> Data to use:
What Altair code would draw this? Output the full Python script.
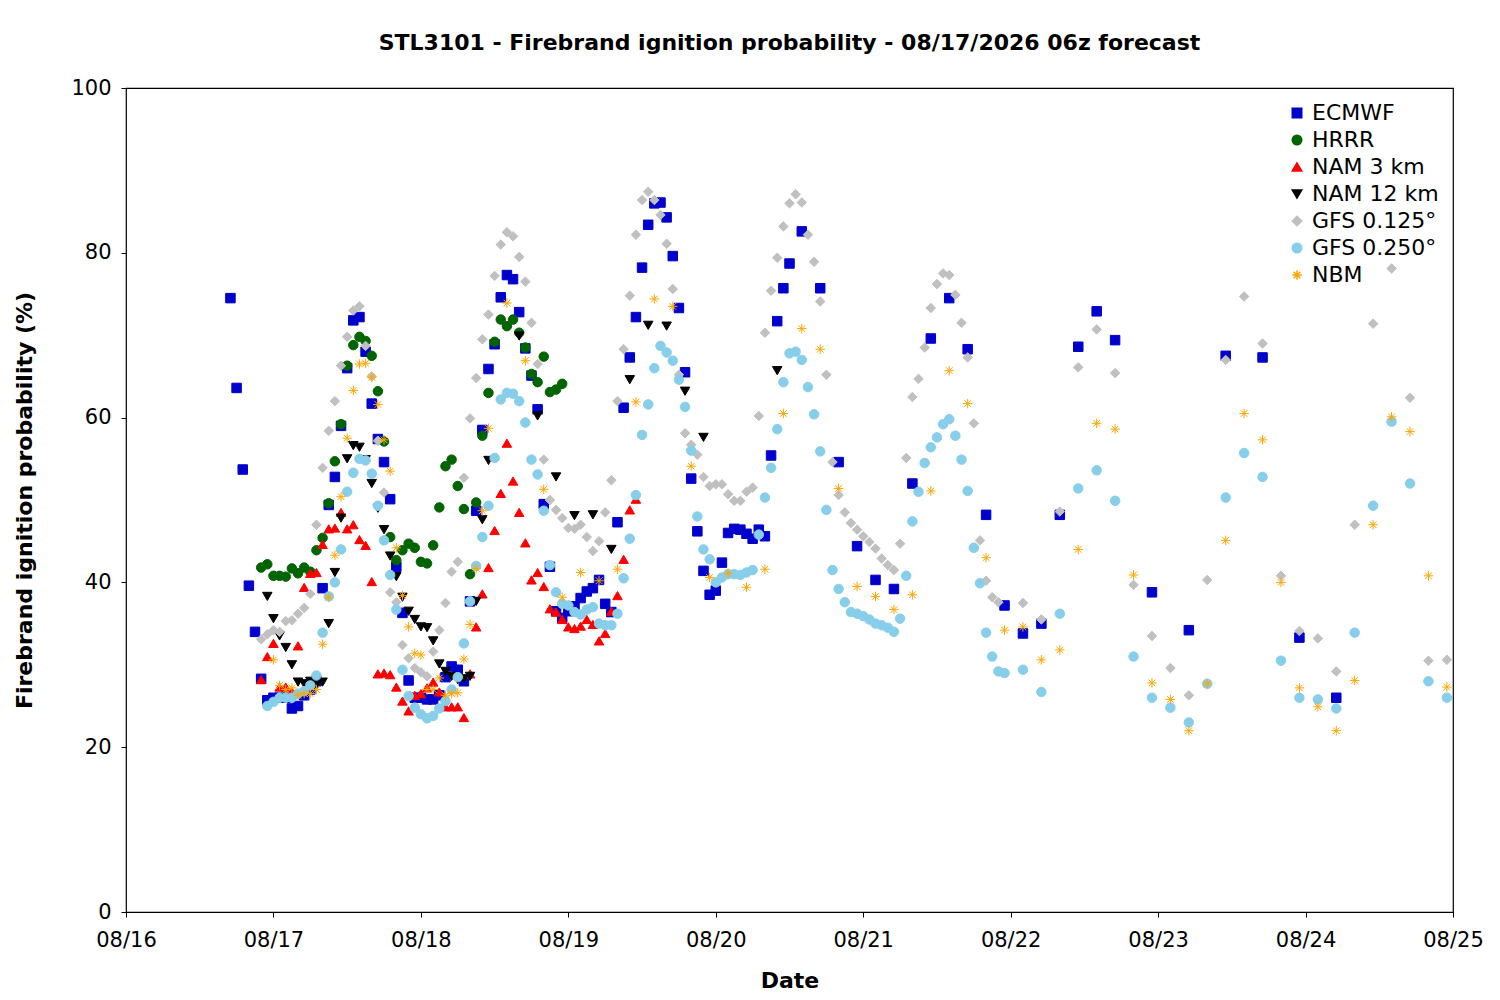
import altair as alt
import pandas as pd

# hours are counted from 08/16 00
ecmwf_h1 = 17
ecmwf_v1 = [74.5, 63.6, 53.7, 39.6, 34, 28.3, 25.7, 26, 26, 26,
            24.7, 25, 26.3, 27, 28, 39.3, 49.4, 52.8, 59, 66,
            71.8, 72.2, 68, 61.7, 57.4, 54.6, 50.1, 41.9, 36.3, 28.1,
            26, 26, 25.8, 25.8, 26.3, 28.5, 29.8, 29.4, 28,
            37.7, 48.7, 58.5, 65.9, 68.9, 74.6, 77.3, 76.8, 72.8, 68.4,
            65.1, 61, 49.5, 41.9, 36.5, 35.7, 36.5, 37.1, 38.1, 38.9,
            39.3, 40.3, 37.4, 36.4,
            47.3, 61.2, 67.3, 72.2, 78.2, 83.4, 86, 86.1, 84.3, 79.6,
            73.3, 65.5, 52.6, 46.2, 41.4, 38.5, 39, 42.4, 46, 46.5,
            46.4, 45.9, 45.3, 46.4, 45.6, 55.4, 71.7, 75.7, 78.7]
ecmwf_h2 = [110, 113, 116, 119, 122, 125, 128, 131, 134, 137, 140, 143, 146, 149,
            152, 155, 158, 161, 167, 173, 179, 185, 191, 197]
ecmwf_v2 = [82.6, 75.7, 54.6, 44.4, 40.3, 39.2, 52, 69.6, 74.5, 68.3, 48.2, 37.2,
            33.8, 35, 48.2, 68.6, 72.9, 69.4, 38.8, 34.2, 67.5, 67.3, 33.3, 26]

hrrr_h1 = 22
hrrr_v = [41.8, 42.2, 40.8, 40.8, 40.7, 41.7, 41.1, 41.8, 41.3, 43.9,
          45.4, 49.6, 54.7, 59.2, 66.3, 68.8, 69.8, 69.3, 67.5, 63.2,
          57.1, 45.5, 42.7, 43.9, 44.7, 44.2, 42.5, 42.3, 44.5, 49.1,
          54.1, 54.9, 51.7, 48.9, 41, 49.7, 57.8, 63, 69.2, 71.9,
          71.1, 71.9, 70.3, 68.5, 65.3, 64.3, 67.4, 63.1, 63.4, 64.1]

nam3_h1 = 22
nam3_v = [28.2, 31, 32.6, 27.3, 27.3, 26.8, 32.3, 39.4, 41.1, 41.2,
          44.6, 46.5, 46.6, 48.5, 46.5, 47, 45.2, 44.5, 40.1, 28.9,
          29, 28.8, 27.3, 25.6, 24.4, 26.3, 26.5, 27.2, 27.9, 26.7,
          24.9, 24.9, 24.9, 23.6, 28.9, 34.6, 38.6, 41.8, 46.3, 50.8,
          56.9, 52.3, 48.5, 44.8, 40.3, 41.2, 39.5, 36.8, 36.4, 35.5,
          34.6, 34.4, 34.7, 35.5, 34.9, 32.9, 33.8, 36.5, 38.4, 42.8,
          48.8, 50.1]

nam12_h1 = 23
nam12_v1 = [38.3, 35.6, 33.5, 32.1, 30, 27.9, 27.7, 28, 27.6, 27.9,
            35, 41.2, 47.8, 55, 56.6, 56.4, 54.9, 52, 49, 46.4,
            43.2, 40.7, 38.2, 36.5, 35.5, 34.6, 34.5, 32.9, 30.1, 29.2,
            28.6, 28.2, 28.3, 28.6, 37.7, 47.6, 54.8]
nam12_h2 = [64, 67, 70, 73, 76, 79, 82, 85, 88, 91, 94, 106]
nam12_v2 = [69.9, 60.2, 52.8, 48.1, 48.2, 44, 64.6, 71.2, 71.1, 63.2, 57.6, 65.7]

gfs125_h1 = 22
gfs125_v1 = [33.1, 33.7, 34.2, 34, 35.3, 35.4, 36.2, 36.9, 38.6,
             47, 53.9, 58.4, 62, 66.3, 69.8, 73, 73.5, 68.7, 65,
             57.2, 50.9, 38.8, 37.6, 32.4, 30.8, 29.6, 29.1, 28.6, 31.6,
             34.2, 37.5, 41.3, 42.5, 52.7, 59.9, 64.8, 69.5, 72.5, 77.2,
             81, 82.5, 82, 79.5, 76.5, 71.5, 66.5,
             54.9, 50, 48.8, 47.8, 46.6, 46.5, 47, 45.5, 43.8, 45, 48.5, 52.4,
             62, 68.3, 74.8, 82.2, 86.4, 87.4, 86.4, 84.6, 81.1, 75.6, 65.2,
             58.1, 56.7, 55.5, 52.8, 51.7, 51.9, 51.9, 50.7, 49.9, 49.9, 51, 51.5,
             60.2, 70.3, 75.4, 79.4, 83.2, 86, 87.1, 86.1, 82.2, 78.9, 74.1, 65.2,
             54.6, 50.6, 48.5, 47.2, 46.4, 45.6, 44.9, 44.1, 42.9, 42.1, 41.5,
             44.7, 55.1, 62.5, 64.7, 68.5, 73.3, 76.2, 77.5, 77.3, 74.9, 71.5,
             67.3, 59.3, 45.1, 40.2, 38.2, 37.6]
gfs125_h2 = 146
gfs125_v2 = [37.5, 35.5, 48.6, 66.1, 70.7, 65.4, 39.7, 33.5, 29.6, 26.3, 40.3, 67,
             74.7, 69, 40.8, 34.1, 33.2, 29.2, 47, 71.4, 78.1, 62.4, 30.5, 30.6]

gfs250_h1 = 23
gfs250_v1 = [25, 25.5, 26, 26, 26, 26.5, 26.8, 27.5, 28.7, 33.9,
             38.3, 40, 44, 51, 53.3, 55, 54.8, 53.2, 49.3, 45.1,
             40.9, 36.7, 29.4, 26.2, 24.8, 24, 23.5, 23.8, 24.7, 25.6,
             27, 28.5, 32.6, 37.7, 42, 45.5, 49.3, 55.1, 62.2, 63,
             62.9, 62, 59.4, 54.9, 53.1, 48.7, 42.1, 38.8, 37.4, 37.2,
             36.4, 36.1, 36.7, 37, 35, 34.8, 34.8, 36.2, 40.5, 45.3,
             50.6, 57.9, 61.6, 66, 68.7, 67.9, 66.9, 64.6, 61.3, 56,
             48, 44, 42.8, 40, 40.6, 41, 41, 40.9,
             41.2, 41.5, 45.8, 50.3, 53.9, 58.6, 64.3, 67.8, 68,
             67, 63.7, 60.4, 55.9, 48.8, 41.5, 39.2, 37.6, 36.4, 36.2,
             35.9, 35.5, 35, 34.8, 34.5, 34, 35.6, 40.8, 47.4, 51,
             54.5, 56.4, 57.6, 59.2, 59.8, 57.8, 54.9, 51.1, 44.2, 39.9,
             33.9, 31, 29.2, 29]
gfs250_h2 = 146
gfs250_v2 = [29.4, 26.7, 36.2, 51.4, 53.6, 49.9, 31, 26, 24.8, 23, 27.7, 50.3,
             55.7, 52.8, 30.5, 26, 25.8, 24.7, 33.9, 49.3, 59.5, 52, 28, 26]

nbm_h1 = 24
nbm_v1 = [30.6, 27.5, 27, 27.2, 26.3, 26.5, 26.5, 27, 32.5, 38.2,
          43.3, 50.4, 57.5, 63.3, 66.5, 66.6, 64.9, 61.6, 57.3, 53.5,
          44.2, 38.4, 34.6, 31.4, 31.2, 27, 27, 28.4, 26.3, 26.5,
          26.6, 30.7, 34.9, 41.7, 48.7, 58.7]
nbm_h2 = 62
nbm_v2 = [73.9, 66.9, 51.3, 38.2, 41.2, 40.2, 41.6, 61.9, 74.4, 73.5, 54.1, 40.6,
          41.1, 39.4, 41.6, 60.5, 70.8, 68.3, 51.4, 39.5, 38.3, 36.7, 38.5, 51.1,
          65.7, 61.7, 43, 34.2, 34.6, 30.6, 31.8, 44, 59.3, 58.6, 40.9, 27.8,
          25.8, 22, 27.7, 45.1, 60.5, 57.3, 40, 27.2, 24.9, 22, 28.1, 47,
          60.1, 58.3, 40.8, 27.3]

models = ["ECMWF", "HRRR", "NAM 3 km", "NAM 12 km", "GFS 0.125°", "GFS 0.250°", "NBM"]
colors = ["#0000cc", "#006400", "#ff0000", "#000000", "#c0c0c0", "#87ceeb", "#ffa500"]
star = "M-1,0L1,0M0,-1L0,1M-0.7,-0.7L0.7,0.7M-0.7,0.7L0.7,-0.7"
shapes = ["square", "circle", "triangle-up", "triangle-down", "diamond", "circle", star]


def hourly(start, vals):
    return list(range(start, start + len(vals))), vals


def every3(start, vals):
    return list(range(start, start + 3 * len(vals), 3)), vals


parts = [
    ("ECMWF", hourly(ecmwf_h1, ecmwf_v1)), ("ECMWF", (ecmwf_h2, ecmwf_v2)),
    ("HRRR", hourly(hrrr_h1, hrrr_v)),
    ("NAM 3 km", hourly(nam3_h1, nam3_v)),
    ("NAM 12 km", hourly(nam12_h1, nam12_v1)), ("NAM 12 km", (nam12_h2, nam12_v2)),
    ("GFS 0.125°", hourly(gfs125_h1, gfs125_v1)), ("GFS 0.125°", every3(gfs125_h2, gfs125_v2)),
    ("GFS 0.250°", hourly(gfs250_h1, gfs250_v1)), ("GFS 0.250°", every3(gfs250_h2, gfs250_v2)),
    ("NBM", hourly(nbm_h1, nbm_v1)), ("NBM", every3(nbm_h2, nbm_v2)),
]
rows = []
t0 = pd.Timestamp("2026-08-16")
for name, (hs, vs) in parts:
    for h, v in zip(hs, vs):
        rows.append({"model": name, "time": (t0 + pd.Timedelta(hours=h)).isoformat(), "prob": v})
df = pd.DataFrame(rows)

font = "DejaVu Sans"
leg = alt.Legend(title=None, orient="top-right", labelFontSize=22, labelFont=font,
                 symbolSize=90, rowPadding=5, labelColor="black", offset=14)

chart = alt.Chart(df).mark_point(filled=True, size=90, strokeWidth=1, opacity=1).encode(
    x=alt.X("time:T", title="Date",
            scale=alt.Scale(domain=["2026-08-16T00:00:00", "2026-08-25T00:00:00"]),
            axis=alt.Axis(format="%m/%d", tickCount={"interval": "day", "step": 1},
                          grid=False, labelFontSize=21, titleFontSize=22, titleFontWeight="bold",
                          labelFlush=False, domain=False, tickColor="black", labelColor="black",
                          labelPadding=12, titlePadding=20)),
    y=alt.Y("prob:Q", title="Firebrand ignition probability (%)",
            scale=alt.Scale(domain=[0, 100]),
            axis=alt.Axis(values=[0, 20, 40, 60, 80, 100], grid=False, labelFontSize=21,
                          titleFontSize=22, titleFontWeight="bold", domain=False,
                          tickColor="black", labelColor="black", labelPadding=10,
                          titlePadding=34)),
    fill=alt.Fill("model:N", scale=alt.Scale(domain=models, range=colors), legend=leg),
    stroke=alt.Stroke("model:N", scale=alt.Scale(domain=models, range=colors), legend=leg),
    shape=alt.Shape("model:N", scale=alt.Scale(domain=models, range=shapes), legend=leg),
).properties(
    width=1327, height=824,
    padding={"left": 5, "top": 24, "right": 5, "bottom": 5},
    title=alt.TitleParams("STL3101 - Firebrand ignition probability - 08/17/2026 06z forecast",
                          fontSize=22, fontWeight="bold", font=font, color="black", offset=22)
).configure_view(stroke="black", strokeWidth=1.2).configure_axis(
    labelFont=font, titleFont=font
)

chart.save("out.html", embed_options={"renderer": "svg", "actions": False})
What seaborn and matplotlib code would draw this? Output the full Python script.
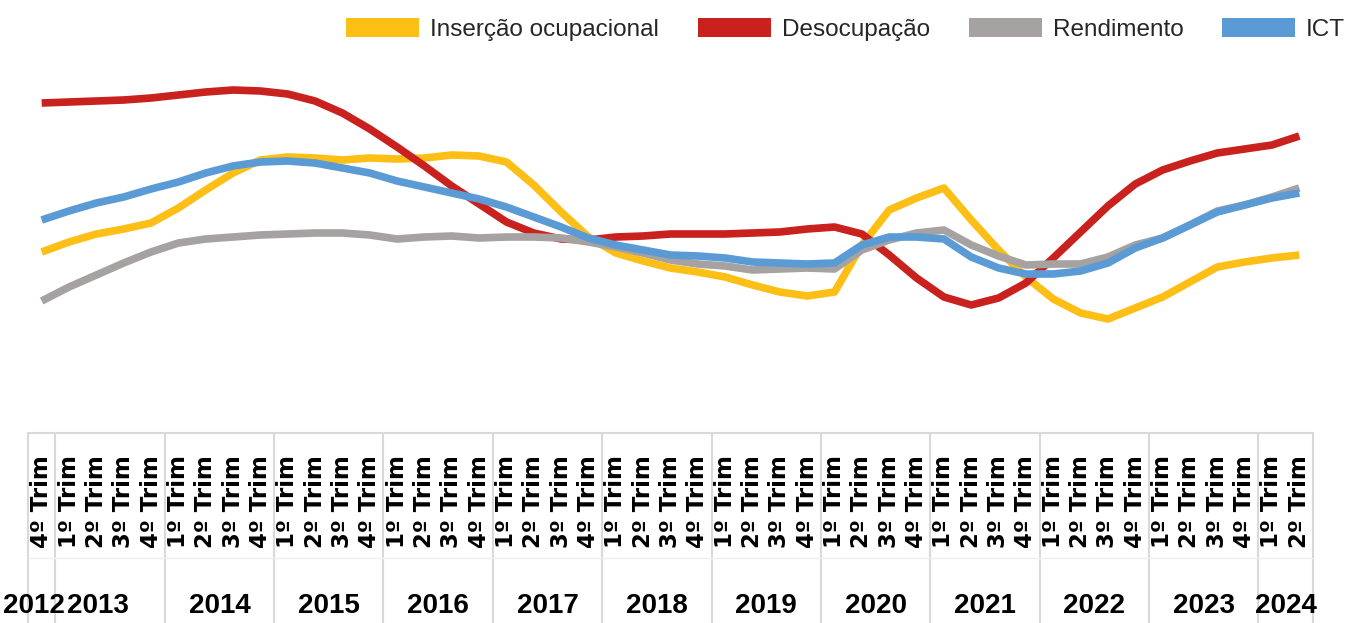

> Problem details:
Copy nothing but the lines from the top of the data down to the line containing "import pandas as pd", and leave the pictures out.

> Answer to the task:
What Altair code would draw this? Output the full Python script.
import altair as alt
import pandas as pd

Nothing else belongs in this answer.